— Start —

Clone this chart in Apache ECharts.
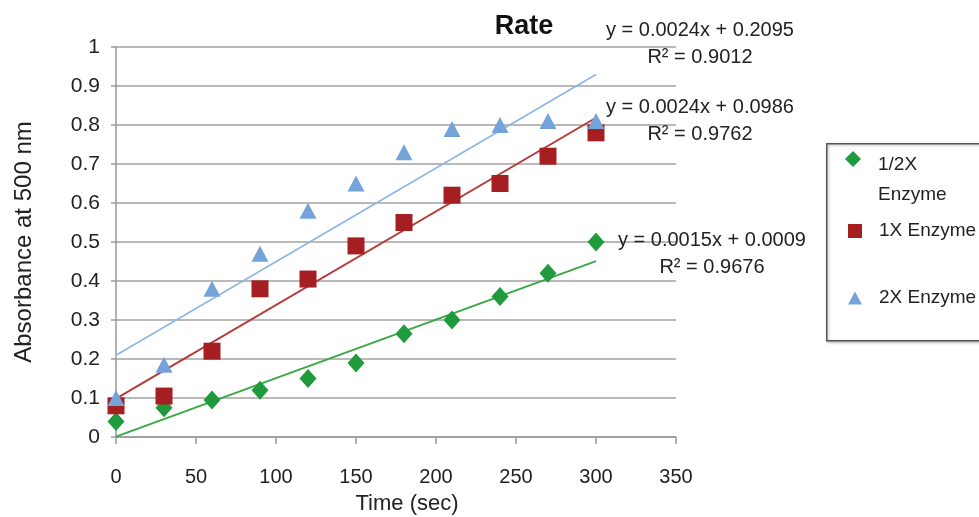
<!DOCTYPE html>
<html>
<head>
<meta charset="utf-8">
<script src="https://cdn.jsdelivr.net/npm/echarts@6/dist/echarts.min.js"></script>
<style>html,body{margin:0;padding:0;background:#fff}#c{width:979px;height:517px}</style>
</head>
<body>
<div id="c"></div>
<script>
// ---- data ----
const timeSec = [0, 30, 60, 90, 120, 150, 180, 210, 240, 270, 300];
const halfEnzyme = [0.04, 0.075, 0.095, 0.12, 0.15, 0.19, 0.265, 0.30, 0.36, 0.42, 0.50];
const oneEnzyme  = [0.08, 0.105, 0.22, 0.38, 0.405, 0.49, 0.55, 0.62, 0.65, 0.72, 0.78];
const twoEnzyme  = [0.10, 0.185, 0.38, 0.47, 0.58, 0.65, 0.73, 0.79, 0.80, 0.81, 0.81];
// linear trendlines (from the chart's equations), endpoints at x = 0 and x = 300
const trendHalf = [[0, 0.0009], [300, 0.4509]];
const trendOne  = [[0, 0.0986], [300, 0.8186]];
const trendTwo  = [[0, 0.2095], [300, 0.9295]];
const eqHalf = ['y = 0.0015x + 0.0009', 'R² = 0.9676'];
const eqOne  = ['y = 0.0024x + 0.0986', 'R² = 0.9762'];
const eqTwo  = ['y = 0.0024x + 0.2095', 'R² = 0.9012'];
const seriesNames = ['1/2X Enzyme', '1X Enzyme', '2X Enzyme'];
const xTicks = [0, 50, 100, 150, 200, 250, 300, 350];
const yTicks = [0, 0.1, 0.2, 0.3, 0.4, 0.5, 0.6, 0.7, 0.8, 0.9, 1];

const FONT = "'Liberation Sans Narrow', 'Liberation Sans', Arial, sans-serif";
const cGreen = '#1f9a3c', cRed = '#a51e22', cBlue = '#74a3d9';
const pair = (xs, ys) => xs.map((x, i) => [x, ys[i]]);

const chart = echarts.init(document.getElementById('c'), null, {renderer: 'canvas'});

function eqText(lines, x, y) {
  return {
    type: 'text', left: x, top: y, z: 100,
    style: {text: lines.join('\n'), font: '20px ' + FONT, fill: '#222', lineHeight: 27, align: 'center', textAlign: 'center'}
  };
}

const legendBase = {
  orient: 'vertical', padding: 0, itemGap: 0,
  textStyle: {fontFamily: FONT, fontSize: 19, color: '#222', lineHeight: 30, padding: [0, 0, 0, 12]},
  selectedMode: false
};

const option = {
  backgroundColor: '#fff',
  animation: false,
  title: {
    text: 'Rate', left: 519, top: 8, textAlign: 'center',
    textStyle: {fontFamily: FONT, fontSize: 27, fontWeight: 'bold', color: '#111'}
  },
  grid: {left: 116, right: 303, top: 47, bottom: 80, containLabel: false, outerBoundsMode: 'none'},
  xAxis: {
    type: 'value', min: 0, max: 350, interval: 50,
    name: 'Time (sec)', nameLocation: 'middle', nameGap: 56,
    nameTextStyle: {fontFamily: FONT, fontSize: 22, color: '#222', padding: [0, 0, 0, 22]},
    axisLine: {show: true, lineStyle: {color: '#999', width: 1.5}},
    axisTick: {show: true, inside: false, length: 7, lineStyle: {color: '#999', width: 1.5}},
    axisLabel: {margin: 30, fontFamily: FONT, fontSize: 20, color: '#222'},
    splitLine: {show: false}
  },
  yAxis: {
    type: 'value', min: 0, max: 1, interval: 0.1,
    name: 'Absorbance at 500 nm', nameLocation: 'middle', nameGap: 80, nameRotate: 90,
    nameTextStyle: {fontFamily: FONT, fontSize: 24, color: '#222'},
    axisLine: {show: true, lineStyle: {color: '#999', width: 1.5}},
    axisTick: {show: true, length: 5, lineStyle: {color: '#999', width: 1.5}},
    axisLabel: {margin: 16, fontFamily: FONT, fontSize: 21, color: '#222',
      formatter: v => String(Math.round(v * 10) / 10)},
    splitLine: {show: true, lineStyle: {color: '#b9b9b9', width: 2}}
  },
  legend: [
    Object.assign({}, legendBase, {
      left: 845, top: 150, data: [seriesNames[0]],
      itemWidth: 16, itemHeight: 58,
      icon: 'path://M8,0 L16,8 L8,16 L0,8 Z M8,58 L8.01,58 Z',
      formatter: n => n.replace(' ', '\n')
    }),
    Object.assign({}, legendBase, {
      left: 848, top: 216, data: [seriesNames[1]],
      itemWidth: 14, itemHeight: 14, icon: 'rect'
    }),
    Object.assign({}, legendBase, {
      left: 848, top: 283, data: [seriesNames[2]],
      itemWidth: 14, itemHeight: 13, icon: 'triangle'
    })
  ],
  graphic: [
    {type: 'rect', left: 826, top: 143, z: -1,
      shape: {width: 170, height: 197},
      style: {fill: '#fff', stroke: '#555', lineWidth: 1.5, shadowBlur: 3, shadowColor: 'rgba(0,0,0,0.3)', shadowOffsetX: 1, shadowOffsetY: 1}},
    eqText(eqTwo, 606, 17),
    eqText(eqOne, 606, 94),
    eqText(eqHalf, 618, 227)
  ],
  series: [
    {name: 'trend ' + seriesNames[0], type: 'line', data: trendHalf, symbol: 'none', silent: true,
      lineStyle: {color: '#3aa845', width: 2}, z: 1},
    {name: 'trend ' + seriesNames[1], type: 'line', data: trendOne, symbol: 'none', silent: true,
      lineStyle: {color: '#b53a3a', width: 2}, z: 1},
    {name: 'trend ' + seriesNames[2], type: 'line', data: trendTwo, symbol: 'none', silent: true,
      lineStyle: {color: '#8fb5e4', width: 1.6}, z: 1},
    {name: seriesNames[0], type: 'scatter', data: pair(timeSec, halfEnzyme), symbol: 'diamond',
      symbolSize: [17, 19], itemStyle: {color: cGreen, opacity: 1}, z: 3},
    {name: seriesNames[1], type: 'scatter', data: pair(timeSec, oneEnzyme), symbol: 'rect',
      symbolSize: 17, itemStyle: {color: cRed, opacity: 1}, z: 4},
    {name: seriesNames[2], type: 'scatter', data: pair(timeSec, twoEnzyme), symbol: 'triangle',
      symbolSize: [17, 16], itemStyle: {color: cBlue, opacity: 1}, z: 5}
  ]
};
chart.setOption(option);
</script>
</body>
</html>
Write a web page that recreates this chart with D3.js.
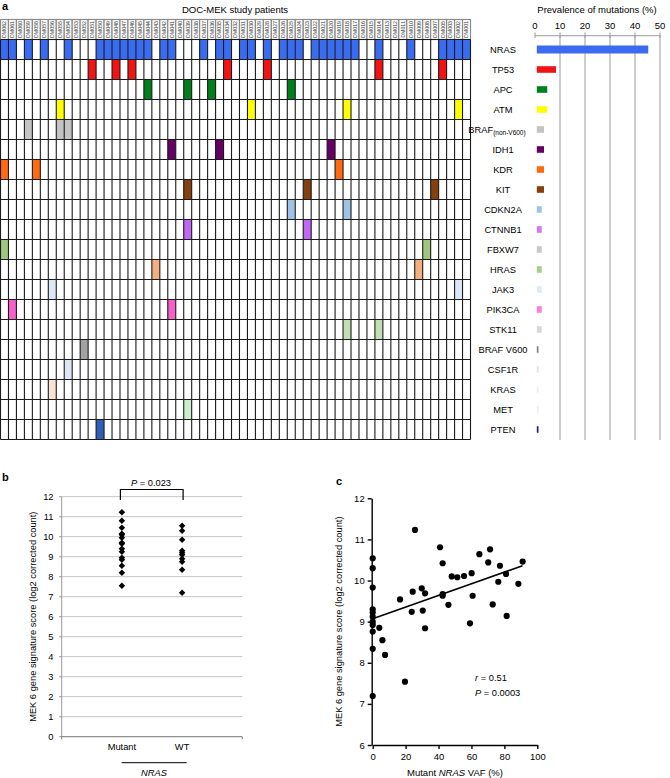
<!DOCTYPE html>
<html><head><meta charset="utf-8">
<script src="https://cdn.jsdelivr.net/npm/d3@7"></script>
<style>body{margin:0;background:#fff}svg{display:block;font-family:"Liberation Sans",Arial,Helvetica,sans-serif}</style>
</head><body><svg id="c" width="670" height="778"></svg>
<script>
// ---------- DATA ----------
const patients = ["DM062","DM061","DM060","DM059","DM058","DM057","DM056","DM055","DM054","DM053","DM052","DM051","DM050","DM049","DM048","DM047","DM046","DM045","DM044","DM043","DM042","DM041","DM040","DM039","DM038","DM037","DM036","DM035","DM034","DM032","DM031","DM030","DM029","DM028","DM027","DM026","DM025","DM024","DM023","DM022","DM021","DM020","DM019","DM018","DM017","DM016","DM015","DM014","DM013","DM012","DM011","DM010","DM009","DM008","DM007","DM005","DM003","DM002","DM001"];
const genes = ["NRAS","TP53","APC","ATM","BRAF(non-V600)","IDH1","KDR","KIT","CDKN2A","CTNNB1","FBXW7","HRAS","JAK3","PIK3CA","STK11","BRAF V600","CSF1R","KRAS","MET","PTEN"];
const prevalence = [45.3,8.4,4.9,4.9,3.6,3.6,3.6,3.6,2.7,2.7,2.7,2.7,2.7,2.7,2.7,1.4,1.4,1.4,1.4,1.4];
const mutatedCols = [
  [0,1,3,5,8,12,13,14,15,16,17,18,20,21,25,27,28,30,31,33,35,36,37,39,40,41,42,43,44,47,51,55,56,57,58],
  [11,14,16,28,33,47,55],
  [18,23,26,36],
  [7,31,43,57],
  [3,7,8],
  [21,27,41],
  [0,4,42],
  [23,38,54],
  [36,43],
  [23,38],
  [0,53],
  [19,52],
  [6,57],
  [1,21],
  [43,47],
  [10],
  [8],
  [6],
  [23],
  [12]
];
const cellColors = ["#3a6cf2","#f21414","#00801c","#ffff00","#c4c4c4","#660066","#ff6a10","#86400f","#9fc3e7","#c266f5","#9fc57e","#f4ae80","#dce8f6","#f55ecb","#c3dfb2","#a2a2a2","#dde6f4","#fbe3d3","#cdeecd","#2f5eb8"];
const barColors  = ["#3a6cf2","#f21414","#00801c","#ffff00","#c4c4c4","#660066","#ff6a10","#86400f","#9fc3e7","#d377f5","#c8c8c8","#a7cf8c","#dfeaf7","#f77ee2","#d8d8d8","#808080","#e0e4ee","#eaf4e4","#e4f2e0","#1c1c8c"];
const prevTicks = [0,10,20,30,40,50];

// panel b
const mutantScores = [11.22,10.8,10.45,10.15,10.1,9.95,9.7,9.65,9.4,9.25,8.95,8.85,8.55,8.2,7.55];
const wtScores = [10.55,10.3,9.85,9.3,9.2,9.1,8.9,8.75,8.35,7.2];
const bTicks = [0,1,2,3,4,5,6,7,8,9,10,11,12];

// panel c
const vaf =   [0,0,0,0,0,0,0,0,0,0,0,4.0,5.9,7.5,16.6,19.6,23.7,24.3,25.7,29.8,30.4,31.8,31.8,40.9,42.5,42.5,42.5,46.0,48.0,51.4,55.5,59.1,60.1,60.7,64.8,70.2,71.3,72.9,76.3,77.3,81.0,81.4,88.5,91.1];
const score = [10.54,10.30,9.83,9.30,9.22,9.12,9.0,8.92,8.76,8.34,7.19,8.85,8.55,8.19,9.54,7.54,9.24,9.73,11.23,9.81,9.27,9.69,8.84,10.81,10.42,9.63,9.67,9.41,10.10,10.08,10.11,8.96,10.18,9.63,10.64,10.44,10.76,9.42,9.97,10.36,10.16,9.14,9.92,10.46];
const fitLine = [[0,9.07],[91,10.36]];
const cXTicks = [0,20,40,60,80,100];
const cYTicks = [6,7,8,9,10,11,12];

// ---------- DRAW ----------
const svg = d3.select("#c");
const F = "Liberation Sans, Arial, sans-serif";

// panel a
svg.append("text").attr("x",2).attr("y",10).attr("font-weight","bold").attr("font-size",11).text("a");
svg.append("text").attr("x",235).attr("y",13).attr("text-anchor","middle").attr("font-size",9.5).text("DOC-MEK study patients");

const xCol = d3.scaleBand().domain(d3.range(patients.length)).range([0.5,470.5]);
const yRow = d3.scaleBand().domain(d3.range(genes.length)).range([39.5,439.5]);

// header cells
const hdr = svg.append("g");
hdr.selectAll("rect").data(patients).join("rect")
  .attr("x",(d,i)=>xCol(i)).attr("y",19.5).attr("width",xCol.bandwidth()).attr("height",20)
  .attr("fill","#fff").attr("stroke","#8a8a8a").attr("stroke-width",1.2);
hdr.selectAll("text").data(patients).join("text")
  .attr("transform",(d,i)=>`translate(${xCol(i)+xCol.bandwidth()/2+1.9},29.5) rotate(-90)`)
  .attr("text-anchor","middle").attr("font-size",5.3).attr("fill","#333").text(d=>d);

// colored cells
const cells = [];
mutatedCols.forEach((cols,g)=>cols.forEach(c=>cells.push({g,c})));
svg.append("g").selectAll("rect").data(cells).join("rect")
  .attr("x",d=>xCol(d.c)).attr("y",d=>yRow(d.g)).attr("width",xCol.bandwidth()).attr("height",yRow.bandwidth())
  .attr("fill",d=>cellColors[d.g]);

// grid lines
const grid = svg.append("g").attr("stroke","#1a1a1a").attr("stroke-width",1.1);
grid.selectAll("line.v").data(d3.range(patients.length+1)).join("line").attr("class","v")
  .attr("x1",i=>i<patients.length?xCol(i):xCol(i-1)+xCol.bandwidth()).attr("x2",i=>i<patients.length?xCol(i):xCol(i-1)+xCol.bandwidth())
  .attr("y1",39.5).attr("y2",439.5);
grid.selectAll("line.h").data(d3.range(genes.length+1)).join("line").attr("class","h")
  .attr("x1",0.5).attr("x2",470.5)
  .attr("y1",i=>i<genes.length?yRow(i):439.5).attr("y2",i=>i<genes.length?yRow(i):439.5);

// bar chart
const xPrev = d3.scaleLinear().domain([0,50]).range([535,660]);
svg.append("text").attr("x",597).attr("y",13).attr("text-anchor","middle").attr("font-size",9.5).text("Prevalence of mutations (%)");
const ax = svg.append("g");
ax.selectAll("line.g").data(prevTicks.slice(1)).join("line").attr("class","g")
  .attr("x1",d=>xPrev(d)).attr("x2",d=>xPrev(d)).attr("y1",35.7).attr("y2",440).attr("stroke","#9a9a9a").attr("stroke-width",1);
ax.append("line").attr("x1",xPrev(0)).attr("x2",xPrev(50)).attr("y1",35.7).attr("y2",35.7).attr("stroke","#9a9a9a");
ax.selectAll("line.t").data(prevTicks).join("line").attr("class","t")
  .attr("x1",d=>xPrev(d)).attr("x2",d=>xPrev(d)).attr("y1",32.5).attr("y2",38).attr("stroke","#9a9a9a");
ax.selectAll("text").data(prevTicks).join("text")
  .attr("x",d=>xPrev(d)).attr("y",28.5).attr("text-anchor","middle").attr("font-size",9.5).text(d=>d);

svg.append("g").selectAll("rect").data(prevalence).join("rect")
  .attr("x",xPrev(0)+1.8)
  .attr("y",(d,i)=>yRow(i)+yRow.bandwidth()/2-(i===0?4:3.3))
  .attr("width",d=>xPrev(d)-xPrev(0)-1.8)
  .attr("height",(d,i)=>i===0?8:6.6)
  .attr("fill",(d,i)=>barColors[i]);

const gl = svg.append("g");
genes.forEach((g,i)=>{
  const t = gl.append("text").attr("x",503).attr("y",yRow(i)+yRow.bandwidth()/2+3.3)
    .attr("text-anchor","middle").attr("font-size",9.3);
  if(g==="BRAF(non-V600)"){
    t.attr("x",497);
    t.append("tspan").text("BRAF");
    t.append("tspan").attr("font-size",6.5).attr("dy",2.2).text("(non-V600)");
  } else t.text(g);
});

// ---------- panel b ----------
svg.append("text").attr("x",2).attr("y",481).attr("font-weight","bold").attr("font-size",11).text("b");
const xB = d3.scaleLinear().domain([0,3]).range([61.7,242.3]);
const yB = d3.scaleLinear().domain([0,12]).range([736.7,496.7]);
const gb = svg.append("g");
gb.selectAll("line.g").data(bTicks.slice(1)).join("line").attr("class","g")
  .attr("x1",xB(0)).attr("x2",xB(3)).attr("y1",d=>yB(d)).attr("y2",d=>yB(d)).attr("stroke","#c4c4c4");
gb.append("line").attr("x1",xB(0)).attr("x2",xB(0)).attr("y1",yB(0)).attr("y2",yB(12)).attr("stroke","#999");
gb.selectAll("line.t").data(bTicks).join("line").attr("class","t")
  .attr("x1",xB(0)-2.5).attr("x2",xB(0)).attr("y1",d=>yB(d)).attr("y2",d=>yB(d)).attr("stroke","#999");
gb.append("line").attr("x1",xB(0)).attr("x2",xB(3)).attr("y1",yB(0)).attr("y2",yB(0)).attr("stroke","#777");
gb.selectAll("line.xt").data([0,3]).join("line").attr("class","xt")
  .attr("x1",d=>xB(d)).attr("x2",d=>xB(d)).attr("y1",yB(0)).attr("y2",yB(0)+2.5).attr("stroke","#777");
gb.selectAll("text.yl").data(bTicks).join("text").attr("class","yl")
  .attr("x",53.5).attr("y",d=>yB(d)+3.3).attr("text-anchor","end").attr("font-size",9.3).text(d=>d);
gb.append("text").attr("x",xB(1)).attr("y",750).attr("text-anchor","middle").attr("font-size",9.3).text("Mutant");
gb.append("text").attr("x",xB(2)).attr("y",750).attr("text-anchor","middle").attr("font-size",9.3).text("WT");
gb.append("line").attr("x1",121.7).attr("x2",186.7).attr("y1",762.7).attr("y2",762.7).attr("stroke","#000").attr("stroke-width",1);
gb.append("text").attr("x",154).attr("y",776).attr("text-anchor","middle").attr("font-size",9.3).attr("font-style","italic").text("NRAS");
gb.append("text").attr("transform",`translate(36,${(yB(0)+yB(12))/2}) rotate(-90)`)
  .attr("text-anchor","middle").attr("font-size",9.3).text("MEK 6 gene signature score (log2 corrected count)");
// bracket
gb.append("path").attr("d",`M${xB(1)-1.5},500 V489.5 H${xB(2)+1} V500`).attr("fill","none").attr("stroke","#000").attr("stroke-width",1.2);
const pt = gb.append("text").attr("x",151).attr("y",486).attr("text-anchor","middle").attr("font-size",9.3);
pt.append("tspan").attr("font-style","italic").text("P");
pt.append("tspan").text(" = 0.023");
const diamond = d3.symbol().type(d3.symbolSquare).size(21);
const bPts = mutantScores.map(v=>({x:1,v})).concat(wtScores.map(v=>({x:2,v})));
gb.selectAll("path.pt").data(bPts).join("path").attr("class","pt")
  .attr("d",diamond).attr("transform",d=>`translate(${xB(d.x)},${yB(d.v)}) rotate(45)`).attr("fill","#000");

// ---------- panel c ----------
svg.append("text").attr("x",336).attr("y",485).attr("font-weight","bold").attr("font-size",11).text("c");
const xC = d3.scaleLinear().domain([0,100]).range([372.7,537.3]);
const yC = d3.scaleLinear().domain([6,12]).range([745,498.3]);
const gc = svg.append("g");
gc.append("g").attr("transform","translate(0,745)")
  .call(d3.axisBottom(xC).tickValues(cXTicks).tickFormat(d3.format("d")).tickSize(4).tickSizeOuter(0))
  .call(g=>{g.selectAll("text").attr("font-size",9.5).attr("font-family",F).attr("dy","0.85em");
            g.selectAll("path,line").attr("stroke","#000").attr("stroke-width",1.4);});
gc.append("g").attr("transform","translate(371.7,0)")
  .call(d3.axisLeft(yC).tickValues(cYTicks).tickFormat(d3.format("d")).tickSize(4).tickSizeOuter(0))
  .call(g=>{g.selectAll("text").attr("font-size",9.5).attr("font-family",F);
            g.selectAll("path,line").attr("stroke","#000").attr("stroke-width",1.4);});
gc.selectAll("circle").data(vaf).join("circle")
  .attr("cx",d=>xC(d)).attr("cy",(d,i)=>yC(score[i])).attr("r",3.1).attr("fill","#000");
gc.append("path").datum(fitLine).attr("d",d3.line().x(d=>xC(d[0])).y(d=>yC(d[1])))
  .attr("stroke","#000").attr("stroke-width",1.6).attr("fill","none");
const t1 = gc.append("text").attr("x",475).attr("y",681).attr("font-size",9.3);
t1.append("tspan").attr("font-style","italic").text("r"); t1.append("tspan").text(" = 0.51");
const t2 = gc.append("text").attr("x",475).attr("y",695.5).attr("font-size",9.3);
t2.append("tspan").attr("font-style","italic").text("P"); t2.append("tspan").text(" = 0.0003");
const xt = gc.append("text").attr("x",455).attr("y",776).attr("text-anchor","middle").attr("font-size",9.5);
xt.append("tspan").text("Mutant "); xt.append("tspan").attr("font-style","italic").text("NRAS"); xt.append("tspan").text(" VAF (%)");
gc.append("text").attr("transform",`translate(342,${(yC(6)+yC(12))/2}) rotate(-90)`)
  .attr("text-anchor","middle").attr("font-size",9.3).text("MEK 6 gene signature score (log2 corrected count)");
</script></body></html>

— End —

**DIRECTIONS**
In the listing, find each line with the string "this" and copy it.

**THE COMPLETED TASK**
Clone this chart in Apache ECharts.
Write a web page that recreates this chart with D3.js.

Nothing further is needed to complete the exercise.